Heidi Andrea Rhodes (level III) presented at the 2018 American Studies Association in Atlanta in November. The panel was called: “(Re) Emergent Bones: Settler Colonial Spaces and the Accumulation of Human Remains” and her paper was titled “Accumulation, Bodies, Surplus, Loss: An American Arithmetic of Death and Disappearance.” In addition, she published a poetry collection The Inheritance of Haunting (Notre Dame Press 2019).
Jenna Russo (level I) is presenting “R2P in Syria and Myanmar: Norm Violation and Advancement” at the Critical Perspectives on Human Rights Conference at City College of New York on March 12-15, 2019. She will also be presenting her work at the New England Political Science Association Conference in Portland, ME, in April. 

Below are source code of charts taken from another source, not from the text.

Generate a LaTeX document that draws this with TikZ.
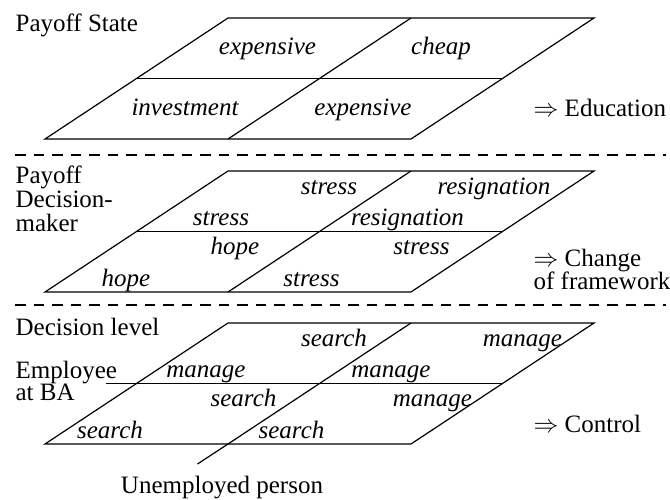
\documentclass[tikz,border=0pt]{standalone}
\usepackage{fontspec}
\setmainfont{Liberation Serif}
\begin{document}
\begin{tikzpicture}[x=1pt,y=-1pt,line width=1.2pt,
  cell/.style={font=\fontsize{25}{27}\selectfont\itshape,inner sep=0pt,anchor=base},
  side/.style={font=\fontsize{25}{27}\selectfont,inner sep=0pt,anchor=base west},
  sepline/.style={dash pattern=on 10.5pt off 8pt,line width=1.2pt}]
\useasboundingbox (0,0) rectangle (670,499);
% panels
\foreach \p/\T in {a/18,b/171,c/323}{
  \coordinate (\p-tl) at (228,\T);
  \coordinate (\p-tr) at (594,\T);
  \coordinate (\p-ml) at (136.5,\T+60.5);
  \coordinate (\p-mr) at (502.5,\T+60.5);
  \coordinate (\p-bl) at (45,\T+121);
  \coordinate (\p-br) at (411,\T+121);
  \coordinate (\p-tm) at (411,\T);
  \coordinate (\p-bm) at (228,\T+121);
  \draw (\p-tl) -- (\p-tr) -- (\p-br) -- (\p-bl) -- cycle;
  \draw (\p-tm) -- (\p-bm);
}
\draw (a-ml) -- (a-mr);
\draw (b-ml) -- (b-mr);
\coordinate (c-ext) at (106,383.5);
\coordinate (c-end) at (197.5,464);
\draw (c-ext) -- (c-mr);
\draw (c-bm) -- (c-end);
% separators
\coordinate (s1l) at (15,155); \coordinate (s1r) at (666,155);
\coordinate (s2l) at (15,305); \coordinate (s2r) at (666,305);
\draw[sepline] (s1l) -- (s1r);
\draw[sepline] (s2l) -- (s2r);
% panel a texts
\node[side] (la) at (15,31) {Payoff State};
\node[cell] (a1) at (267.5,54) {expensive};
\node[cell] (a2) at (441,54) {cheap};
\node[cell] (a3) at (185,115) {investment};
\node[cell] (a4) at (363,115) {expensive};
\node[side] (ra) at (533,116) {$\Rightarrow$ Education};
% panel b texts
\node[side] (lb1) at (15,183) {Payoff};
\node[side] (lb2) at (15,207) {Decision-};
\node[side] (lb3) at (15,231) {maker};
\node[cell] (b1) at (329,194) {stress};
\node[cell] (b2) at (494,194) {resignation};
\node[cell] (b3) at (221,225) {stress};
\node[cell] (b4) at (407.5,225) {resignation};
\node[cell] (b5) at (235,254) {hope};
\node[cell] (b6) at (421.5,254) {stress};
\node[cell] (b7) at (126,286) {hope};
\node[cell] (b8) at (311.5,286) {stress};
\node[side] (rb1) at (533,266) {$\Rightarrow$ Change};
\node[side] (rb2) at (533,289) {of framework};
% panel c texts
\node[side] (lc1) at (15,335) {Decision level};
\node[side] (lc2) at (15,378) {Employee};
\node[side] (lc3) at (15,400) {at BA};
\node[cell] (c1) at (334,346) {search};
\node[cell] (c2) at (522.5,346) {manage};
\node[cell] (c3) at (206,377) {manage};
\node[cell] (c4) at (391,377) {manage};
\node[cell] (c5) at (243.5,406) {search};
\node[cell] (c6) at (432.5,406) {manage};
\node[cell] (c7) at (110,438) {search};
\node[cell] (c8) at (291.5,438) {search};
\node[side] (rc) at (533,432) {$\Rightarrow$ Control};
\node[side,anchor=base] (un) at (222,493) {Unemployed person};
\end{tikzpicture}
\end{document}
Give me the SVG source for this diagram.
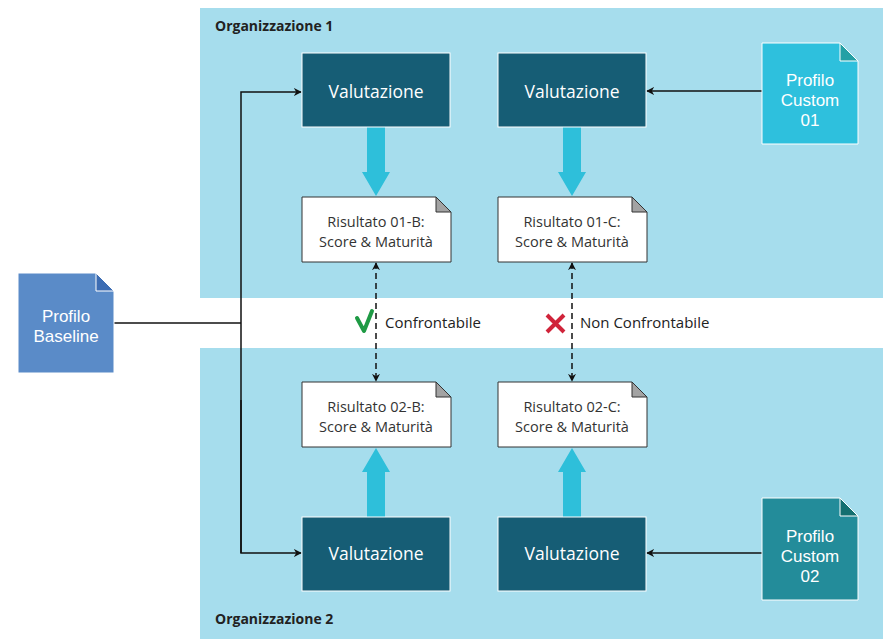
<svg xmlns="http://www.w3.org/2000/svg" width="883" height="639" viewBox="0 0 883 639">
<defs>
<style>
.panel{fill:#a6dded}
.val rect{fill:#165d75;stroke:#ffffff;stroke-width:1}
.val text{fill:#ffffff;font-family:"Open Sans","Liberation Sans",sans-serif;font-size:17.5px;text-anchor:middle}
.res path.body{fill:#ffffff;stroke:#333333;stroke-width:1}
.res path.fold{fill:#a3a3a3;stroke:#333333;stroke-width:1}
.res text{fill:#333333;font-family:"Open Sans","Liberation Sans",sans-serif;font-size:14.5px;text-anchor:middle}
.doc text{fill:#ffffff;font-family:"Liberation Sans",Arial,sans-serif;font-size:17px;text-anchor:middle}
.doc path.body{stroke:#ffffff;stroke-width:1}
.org{fill:#222222;font-family:"Open Sans","Liberation Sans",sans-serif;font-size:14px;font-weight:bold}
.line{fill:none;stroke:#111111;stroke-width:1.5}
.dash{fill:none;stroke:#111111;stroke-width:1.5;stroke-dasharray:6,4}
.big{fill:#2ebfda}
.lbl{fill:#222222;font-family:"Open Sans","Liberation Sans",sans-serif;font-size:15px}
</style>
<marker id="ah" viewBox="0 0 10 10" refX="9" refY="5" markerWidth="8" markerHeight="8" markerUnits="userSpaceOnUse" orient="auto-start-reverse">
<path d="M0,0 L10,5 L0,10 L3,5 Z" fill="#111111"/>
</marker>
</defs>
<rect width="883" height="639" fill="#ffffff"/>
<g id="org1">
<rect class="panel" x="200" y="8" width="683" height="290"/>
<text class="org" x="215" y="31">Organizzazione 1</text>
</g>
<g id="org2">
<rect class="panel" x="200" y="348" width="683" height="291"/>
<text class="org" x="215" y="624">Organizzazione 2</text>
</g>
<g id="connectors">
<path class="big" d="M367,127 H385 V172 H390 L376,196 L362,172 H367 Z"/>
<path class="big" d="M563,127 H581 V172 H586 L572,196 L558,172 H563 Z"/>
<path class="big" d="M367,517 H385 V472 H390 L376,448 L362,472 H367 Z"/>
<path class="big" d="M563,517 H581 V472 H586 L572,448 L558,472 H563 Z"/>
<path class="line" d="M114,323 H241"/>
<path class="line" d="M241,553 V92 H301" marker-end="url(#ah)"/>
<path class="line" d="M241,400 V553 H301" marker-end="url(#ah)"/>
<path class="line" d="M762,91 H647" marker-end="url(#ah)"/>
<path class="line" d="M762,553 H647" marker-end="url(#ah)"/>
<path class="dash" d="M376,263 V381" marker-start="url(#ah)" marker-end="url(#ah)"/>
<path class="dash" d="M572,263 V381" marker-start="url(#ah)" marker-end="url(#ah)"/>
</g>
<g id="confrontabile">
<path d="M357,318 L364,331 L372,311" fill="none" stroke="#1e9a44" stroke-width="4" stroke-linecap="round" stroke-linejoin="round"/>
<text class="lbl" x="385" y="328">Confrontabile</text>
</g>
<g id="non-confrontabile">
<path d="M547,315 L564,332 M564,315 L547,332" fill="none" stroke="#d0243a" stroke-width="4"/>
<text class="lbl" x="580" y="328">Non Confrontabile</text>
</g>
<g id="val1b" class="val"><rect x="302" y="53" width="148" height="74"/><text x="376" y="98">Valutazione</text></g>
<g id="val1c" class="val"><rect x="498" y="53" width="148" height="74"/><text x="572" y="98">Valutazione</text></g>
<g id="val2b" class="val"><rect x="302" y="517" width="148" height="74"/><text x="376" y="560">Valutazione</text></g>
<g id="val2c" class="val"><rect x="498" y="517" width="148" height="74"/><text x="572" y="560">Valutazione</text></g>
<g id="res1b" class="res">
<path class="body" d="M302,197 H436 L451,212 V262 H302 Z"/><path class="fold" d="M436,197 L451,212 H436 Z"/>
<text x="376" y="227">Risultato 01-B:</text><text x="376" y="247">Score &amp; Maturità</text>
</g>
<g id="res1c" class="res">
<path class="body" d="M498,197 H632 L647,212 V262 H498 Z"/><path class="fold" d="M632,197 L647,212 H632 Z"/>
<text x="572" y="227">Risultato 01-C:</text><text x="572" y="247">Score &amp; Maturità</text>
</g>
<g id="res2b" class="res">
<path class="body" d="M302,382 H436 L451,397 V447 H302 Z"/><path class="fold" d="M436,382 L451,397 H436 Z"/>
<text x="376" y="412">Risultato 02-B:</text><text x="376" y="432">Score &amp; Maturità</text>
</g>
<g id="res2c" class="res">
<path class="body" d="M498,382 H632 L647,397 V447 H498 Z"/><path class="fold" d="M632,382 L647,397 H632 Z"/>
<text x="572" y="412">Risultato 02-C:</text><text x="572" y="432">Score &amp; Maturità</text>
</g>
<g id="baseline" class="doc">
<path class="body" d="M18,273 H96 L114,291 V373 H18 Z" fill="#5a8bc8"/>
<path d="M96,273 L114,291 H96 Z" fill="#3d6db3" stroke="#ffffff" stroke-width="1"/>
<text x="66" y="322">Profilo</text><text x="66" y="342">Baseline</text>
</g>
<g id="custom01" class="doc">
<path class="body" d="M762,43 H840 L858,61 V144 H762 Z" fill="#2ec0dd"/>
<path d="M840,43 L858,61 H840 Z" fill="#24a0a5" stroke="#ffffff" stroke-width="1"/>
<text x="810" y="86">Profilo</text><text x="810" y="106">Custom</text><text x="810" y="126">01</text>
</g>
<g id="custom02" class="doc">
<path class="body" d="M762,498 H840 L858,516 V600 H762 Z" fill="#238c9a"/>
<path d="M840,498 L858,516 H840 Z" fill="#146f70" stroke="#ffffff" stroke-width="1"/>
<text x="810" y="542">Profilo</text><text x="810" y="562">Custom</text><text x="810" y="582">02</text>
</g>
</svg>
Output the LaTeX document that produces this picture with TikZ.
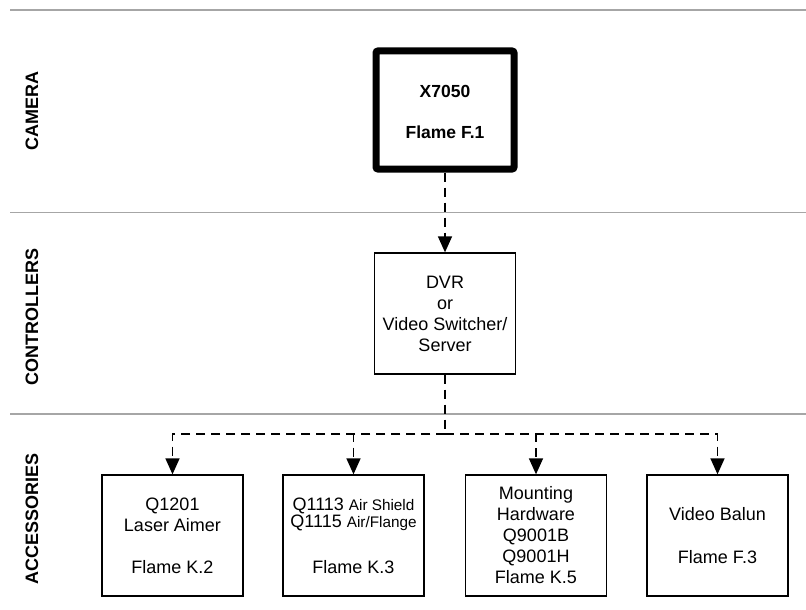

Sally Sharif (level III) published two papers: “Predicting the End of the Syrian Conflict: From Theory to the Reality of a Civil War” in Studies in Conflict and Terrorism and “A Critical Review of Evidence from Ex-Combatant Re-Integration Programs” for the Social Science Research Council project on Politics of Return. She received the Provost’s Digital Innovation Grant for participating in the Inter-university Consortium for Political and Social Research (ICPSR) summer program.   
B Stone (level III) presented “Pathologies of Power: An Ordinary Language Analysis of ‘Addiction’” at the annual meeting of the Western Political Science Association.